The Risks Nobody Talks About

Smart wallets aren't a free lunch. Moving your security model into code introduces new attack surfaces. If the underlying smart contract has a bug, your funds could be at risk. Audit quality matters — and not every wallet provider has the same rigor. Upgradability, while useful, also means a malicious governance vote or compromised admin key could change the rules of your account.

There are also centralization concerns. Many smart wallet providers rely on a single bundler or paymaster infrastructure, which creates potential points of censorship or downtime. And because the tech is still maturing, gas costs on some networks remain higher than a basic transfer, though that's improving fast.

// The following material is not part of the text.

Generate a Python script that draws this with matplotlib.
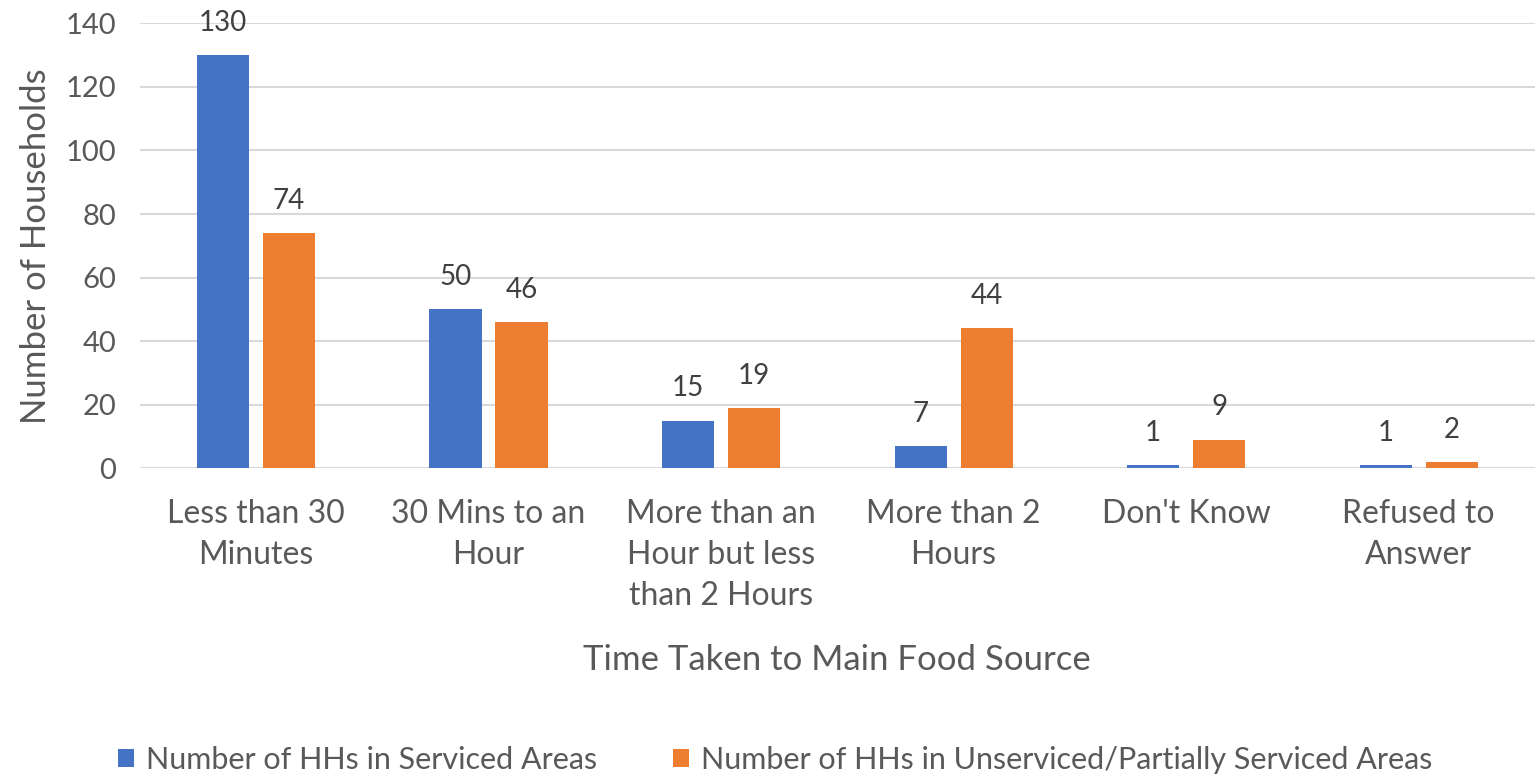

Finally, regulatory uncertainty looms. Features like social recovery look a lot like custodial arrangements in the eyes of some lawmakers, and that ambiguity could shape how providers design their products over the next few years.

Key Takeaways

  • Smart wallets replace the single-key model with programmable, on-chain security logic.
  • Standards like EIP-4337 unlock gas flexibility, batched transactions, and social recovery.
  • They dramatically improve onboarding UX, making Web3 apps feel closer to traditional apps.
  • Code-based wallets carry smart contract risk, so audit reputation and decentralization of infrastructure matter.
  • For most users, the trade-off favors smart wallets — but only if you choose a provider with a strong security track record.

The bottom line: smart wallets aren't a fad. They're the most credible attempt yet to merge the safety of self-custody with the convenience people expect from modern apps. Watch this space — the wallets you use in two years probably won't look anything like the ones you use today.